300g Tagliatelle or 8-12 ounces DeLallo fettuccine egg pasta

2 tablespoons butter

5 garlic cloves, minced

Sage leaves or other fresh herbs (optional)

1 Butternut Squash (or a can of pumpkin puree)

2½ cups heavy whipping cream/ 450g Greek style plain yoghurt

½ cup grated Parmesan cheese


Slices of Parma Ham to Garnish

Parmesan Shavings to Garnish  








  1. Pre-heat the Oven to 180C.

  2. Cut the Butternut Squash in half length ways, then score the top in a diamond pattern with a sharp knife and then place in a roasting pan and drizzle with olive oil and seasoning.   Roast for approx 40 mins or until soft - check with a knife and do not burn.

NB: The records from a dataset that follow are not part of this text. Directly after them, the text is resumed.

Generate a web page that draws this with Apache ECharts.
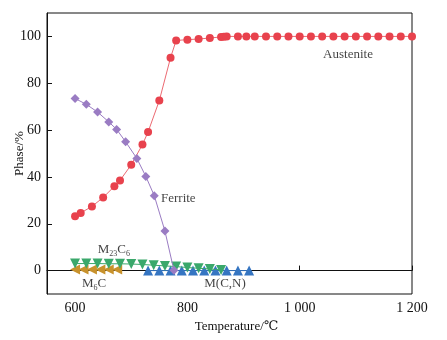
<!DOCTYPE html>
<html><head><meta charset="utf-8">
<script src="https://cdn.jsdelivr.net/npm/echarts@6/dist/echarts.min.js"></script>
<style>html,body{margin:0;padding:0;background:#fff}#c{width:447px;height:340px}</style>
</head><body><div id="c"></div>
<script>
// Temperature (°C) and phase fraction (%)
const austeniteT = [600,610,630,650,670,680,700,720,730,750,770,780,800,820,840,860,865,870,890,905,920,940,960,980,1000,1020,1040,1060,1080,1100,1120,1140,1160,1180,1200];
const austeniteV = [23.2,24.6,27.4,31.2,36.0,38.5,45.2,53.8,59.2,72.6,90.9,98.3,98.6,98.9,99.3,99.8,99.9,100,100,100,100,100,100,100,100,100,100,100,100,100,100,100,100,100,100];
const ferriteT = [600,620,640,660,674,690,710,726,741,760,776];
const ferriteV = [73.5,71.0,67.7,63.5,60.3,55.0,47.9,40.2,32.0,16.9,0.1];
const m23c6T = [600,620,640,660,680,700,720,740,760,780,800,820,840,860];
const m23c6V = [3.0,3.0,3.0,2.9,2.9,2.8,2.6,2.3,2.0,1.7,1.3,1.0,0.7,0.3];
const m6cT = [600,615,630,645,660,675];
const m6cV = [0.5,0.5,0.5,0.5,0.5,0.5];
const mcnT = [730,750,770,790,810,830,850,870,890,910];
const mcnV = [0,0,0,0,0,0,0,0,0,0];
const xTicks = [600,800,1000,1200];
const yTicks = [0,20,40,60,80,100];
const labels = [
  {name:'Austenite', at:[1086,92.2], text:'Austenite', align:'center'},
  {name:'Ferrite', at:[753,30.7], text:'Ferrite', align:'left'},
  {name:'M23C6', at:[669,9], text:'{a|M}{s|23}{a|C}{s|6}', align:'center'},
  {name:'M6C', at:[634,-5.5], text:'{a|M}{s|6}{a|C}', align:'center'},
  {name:'M(C,N)', at:[867,-5.5], text:'M(C,N)', align:'center'}
];

const zip = (a,b)=>a.map((v,i)=>[v,b[i]]);
const serif = '"Liberation Serif", "DejaVu Serif", serif';
const ink = '#111';
const chart = echarts.init(document.getElementById('c'), null, {renderer:'canvas'});
const fmt = v => v >= 1000 ? String(v).replace(/(\d)(\d{3})$/, '$1 $2') : String(v);

function mk(name, T, V, color, symbol, size, lineColor, z){
  return {name, type:'line', data: zip(T,V), symbol, symbolSize:size, z,
    itemStyle:{color}, lineStyle:{color:lineColor||color, width:1}, emphasis:{disabled:true}, animation:false};
}

const series = [
  mk('M(C,N)', mcnT, mcnV, '#3575c2', 'triangle', 10, null, 2),
  mk('M6C', m6cT, m6cV, '#c8922c', 'path://M0,5L10,0L10,10Z', 10, null, 3),
  mk('M23C6', m23c6T, m23c6V, '#3aa86b', 'path://M0,0L10,0L5,9Z', 10, null, 4),
  mk('Austenite', austeniteT, austeniteV, '#e8424d', 'circle', 8, '#ec6a72', 5),
  mk('Ferrite', ferriteT, ferriteV, '#9a7cc3', 'diamond', 9, null, 6),
  {type:'scatter', data: labels.map(l=>({value:l.at, label:{formatter:l.text, align:l.align}})),
   symbolSize:0, silent:true, z:10, animation:false,
   label:{show:true, position:'inside', color:ink, fontFamily:serif, fontSize:13,
     rich:{a:{fontFamily:serif, fontSize:13, color:ink}, s:{fontFamily:serif, fontSize:8, color:ink, padding:[9,0,0,0]}}}}
];

chart.setOption({
  backgroundColor:'#fff',
  grid:{left:47, right:35, top:13, bottom:46, outerBoundsMode:'none', containLabel:false,
    show:true, borderColor:ink, borderWidth:1},
  xAxis:{type:'value', min:550, max:1200,
    name:'Temperature/℃', nameLocation:'middle', nameGap:26, nameMoveOverlap:false,
    nameTextStyle:{fontFamily:serif, fontSize:13, color:ink, padding:[0,0,0,14]},
    axisLine:{show:true, lineStyle:{color:ink}},
    axisTick:{show:true, inside:true, length:5, customValues:xTicks, lineStyle:{color:ink}},
    axisLabel:{customValues:xTicks, formatter:fmt, fontFamily:serif, fontSize:14, color:ink, margin:7},
    splitLine:{show:false}},
  yAxis:{type:'value', min:-10, max:110,
    name:'Phase/%', nameLocation:'middle', nameGap:21, nameRotate:90, nameMoveOverlap:false,
    nameTextStyle:{fontFamily:serif, fontSize:13, color:ink},
    axisLine:{show:true, lineStyle:{color:ink}},
    axisTick:{show:true, inside:true, length:5, customValues:yTicks, lineStyle:{color:ink}},
    axisLabel:{customValues:yTicks, fontFamily:serif, fontSize:14, color:ink, margin:6},
    splitLine:{show:false}},
  series
});
</script></body></html>
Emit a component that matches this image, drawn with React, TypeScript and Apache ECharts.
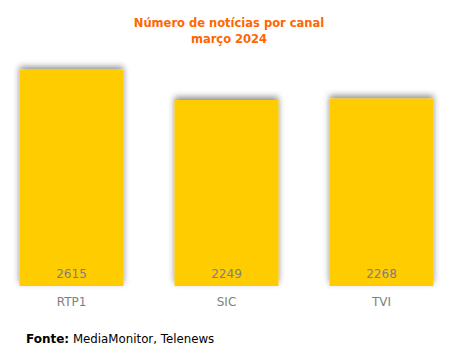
import React, { useEffect, useRef } from "react";
import * as echarts from "echarts";

const categories = ["RTP1", "SIC", "TVI"];
const values = [2615, 2249, 2268];
const titleLines = ["Número de notícias por canal", "março 2024"];
const sourceLabel = "Fonte:";
const sourceText = " MediaMonitor, Telenews";

const SHIFT = 6;

export default function App() {
  const ref = useRef<HTMLDivElement>(null);
  useEffect(() => {
    const chart = echarts.init(ref.current!, null, { renderer: "svg" });
    chart.setOption({
      animation: false,
      title: {
        text: titleLines.join("\n"),
        left: 224 + SHIFT,
        textAlign: "center",
        top: 10,
        textStyle: {
          color: "#FF6600",
          fontFamily: "DejaVu Sans",
          fontWeight: "bold",
          fontSize: 11.5,
          lineHeight: 16,
        },
      },
      grid: { left: 0, right: 0, top: 38, bottom: 71, containLabel: false },
      xAxis: {
        type: "category",
        data: categories,
        axisLine: { show: false },
        axisTick: { show: false },
        axisLabel: {
          color: "#808080",
          fontFamily: "DejaVu Sans",
          fontSize: 12,
          margin: 10,
        },
      },
      yAxis: {
        type: "value",
        min: 0,
        max: 3000,
        show: false,
        splitLine: { show: false },
      },
      series: [
        {
          type: "bar",
          data: values,
          barWidth: 104,
          itemStyle: {
            color: "#FFCC00",
            shadowColor: "rgba(0,0,0,0.45)",
            shadowBlur: 6,
            shadowOffsetY: -3,
          },
          label: {
            show: true,
            position: "insideBottom",
            distance: 6,
            color: "#808080",
            fontFamily: "DejaVu Sans",
            fontSize: 12,
          },
        },
      ],
      graphic: [
        {
          type: "text",
          left: 26 + SHIFT,
          top: 333,
          style: {
            rich: {
              b: { fontWeight: "bold", fontSize: 12, fontFamily: "DejaVu Sans", fill: "#000" },
              n: { fontSize: 11.8, fontFamily: "DejaVu Sans", fill: "#000" },
            },
            text: `{b|${sourceLabel}}{n|${sourceText}}`,
          },
        },
      ],
    });
    return () => chart.dispose();
  }, []);
  return (
    <div style={{ width: 451, height: 357, margin: -8, overflow: "hidden", position: "relative" }}>
      <div ref={ref} style={{ position: "absolute", left: -SHIFT, top: 0, width: 465, height: 357 }} />
    </div>
  );
}
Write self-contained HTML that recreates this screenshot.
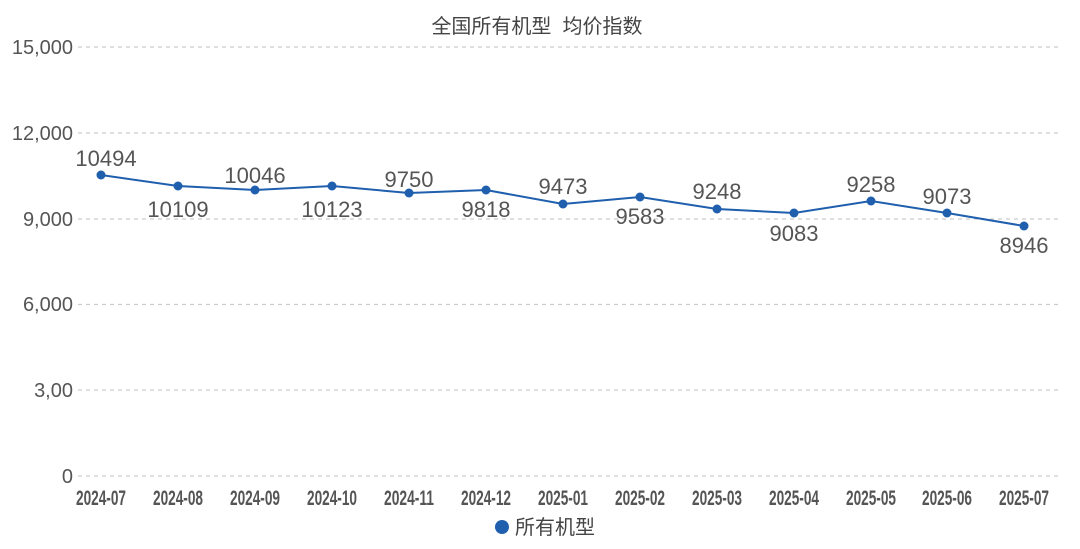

  3. Cook the fettuccine/tagliatelle according to package directions.

  4. Reserve 1 cup of the cooking liquid in case you want to thin out your sauce.   I kept all the liquid and added a bit extra.

  5. Heat the butter over medium heat.    Add the garlic and saute until soft and fragrant.

  6. Add the pumpkin and heavy whipping cream/or yoghurt.   Simmer until slightly thickened.

  7. Add the cheese and stir to combine.

  8. Toss the pasta in the sauce and thin as needed using the reserved cooking liquid.

  9. Top with additional Parma and season to taste (I used at least one teaspoon coarse sea salt).